#### What is being asked:
Without the pictures, write out all the lines below exactly as they appear.

━━━━━━━━━━━━━━━━

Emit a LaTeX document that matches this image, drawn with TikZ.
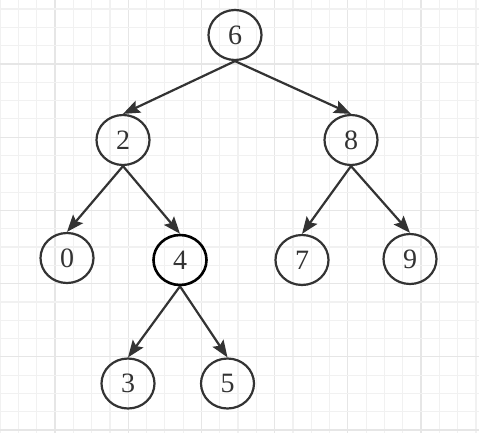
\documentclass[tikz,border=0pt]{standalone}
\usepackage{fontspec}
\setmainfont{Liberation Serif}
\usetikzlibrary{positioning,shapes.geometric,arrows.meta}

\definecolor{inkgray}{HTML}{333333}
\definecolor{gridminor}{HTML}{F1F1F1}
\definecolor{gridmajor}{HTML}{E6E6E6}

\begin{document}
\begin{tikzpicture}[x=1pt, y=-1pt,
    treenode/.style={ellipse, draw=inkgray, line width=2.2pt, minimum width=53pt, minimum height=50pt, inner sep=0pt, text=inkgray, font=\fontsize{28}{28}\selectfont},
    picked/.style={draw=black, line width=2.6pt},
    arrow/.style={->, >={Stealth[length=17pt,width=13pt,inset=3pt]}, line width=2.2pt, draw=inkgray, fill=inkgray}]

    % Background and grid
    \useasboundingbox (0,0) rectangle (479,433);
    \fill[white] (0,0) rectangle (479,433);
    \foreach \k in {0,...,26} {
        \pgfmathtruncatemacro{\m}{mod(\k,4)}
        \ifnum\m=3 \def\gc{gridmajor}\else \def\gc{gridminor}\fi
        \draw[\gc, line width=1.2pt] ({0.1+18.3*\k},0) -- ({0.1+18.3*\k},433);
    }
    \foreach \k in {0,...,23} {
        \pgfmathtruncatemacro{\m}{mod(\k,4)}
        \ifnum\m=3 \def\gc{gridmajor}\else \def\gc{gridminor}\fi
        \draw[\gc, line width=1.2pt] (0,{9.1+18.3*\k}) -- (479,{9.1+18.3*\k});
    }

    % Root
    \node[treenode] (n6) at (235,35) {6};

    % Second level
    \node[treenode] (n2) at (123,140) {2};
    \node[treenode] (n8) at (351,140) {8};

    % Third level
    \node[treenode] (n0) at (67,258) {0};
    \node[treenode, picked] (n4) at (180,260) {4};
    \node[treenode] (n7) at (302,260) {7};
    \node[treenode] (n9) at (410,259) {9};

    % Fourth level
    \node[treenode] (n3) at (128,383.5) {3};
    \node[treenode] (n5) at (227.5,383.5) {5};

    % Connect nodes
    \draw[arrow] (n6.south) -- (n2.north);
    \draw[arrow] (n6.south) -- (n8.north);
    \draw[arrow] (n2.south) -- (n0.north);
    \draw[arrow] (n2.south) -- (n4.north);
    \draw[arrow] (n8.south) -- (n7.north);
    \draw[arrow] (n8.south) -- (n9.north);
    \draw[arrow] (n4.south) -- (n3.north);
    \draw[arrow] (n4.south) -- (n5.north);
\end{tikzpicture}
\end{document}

━━━━━━━━━━━━━━━━

#### The response:
Emit a LaTeX document that matches this image, drawn with TikZ.
\documentclass[tikz,border=0pt]{standalone}
\usepackage{fontspec}
\setmainfont{Liberation Serif}
\usetikzlibrary{positioning,shapes.geometric,arrows.meta}

\definecolor{inkgray}{HTML}{333333}
\definecolor{gridminor}{HTML}{F1F1F1}
\definecolor{gridmajor}{HTML}{E6E6E6}

\begin{document}
\begin{tikzpicture}[x=1pt, y=-1pt,
    treenode/.style={ellipse, draw=inkgray, line width=2.2pt, minimum width=53pt, minimum height=50pt, inner sep=0pt, text=inkgray, font=\fontsize{28}{28}\selectfont},
    picked/.style={draw=black, line width=2.6pt},
    arrow/.style={->, >={Stealth[length=17pt,width=13pt,inset=3pt]}, line width=2.2pt, draw=inkgray, fill=inkgray}]

    % Background and grid
    \useasboundingbox (0,0) rectangle (479,433);
    \fill[white] (0,0) rectangle (479,433);
    \foreach \k in {0,...,26} {
        \pgfmathtruncatemacro{\m}{mod(\k,4)}
        \ifnum\m=3 \def\gc{gridmajor}\else \def\gc{gridminor}\fi
        \draw[\gc, line width=1.2pt] ({0.1+18.3*\k},0) -- ({0.1+18.3*\k},433);
    }
    \foreach \k in {0,...,23} {
        \pgfmathtruncatemacro{\m}{mod(\k,4)}
        \ifnum\m=3 \def\gc{gridmajor}\else \def\gc{gridminor}\fi
        \draw[\gc, line width=1.2pt] (0,{9.1+18.3*\k}) -- (479,{9.1+18.3*\k});
    }

    % Root
    \node[treenode] (n6) at (235,35) {6};

    % Second level
    \node[treenode] (n2) at (123,140) {2};
    \node[treenode] (n8) at (351,140) {8};

    % Third level
    \node[treenode] (n0) at (67,258) {0};
    \node[treenode, picked] (n4) at (180,260) {4};
    \node[treenode] (n7) at (302,260) {7};
    \node[treenode] (n9) at (410,259) {9};

    % Fourth level
    \node[treenode] (n3) at (128,383.5) {3};
    \node[treenode] (n5) at (227.5,383.5) {5};

    % Connect nodes
    \draw[arrow] (n6.south) -- (n2.north);
    \draw[arrow] (n6.south) -- (n8.north);
    \draw[arrow] (n2.south) -- (n0.north);
    \draw[arrow] (n2.south) -- (n4.north);
    \draw[arrow] (n8.south) -- (n7.north);
    \draw[arrow] (n8.south) -- (n9.north);
    \draw[arrow] (n4.south) -- (n3.north);
    \draw[arrow] (n4.south) -- (n5.north);
\end{tikzpicture}
\end{document}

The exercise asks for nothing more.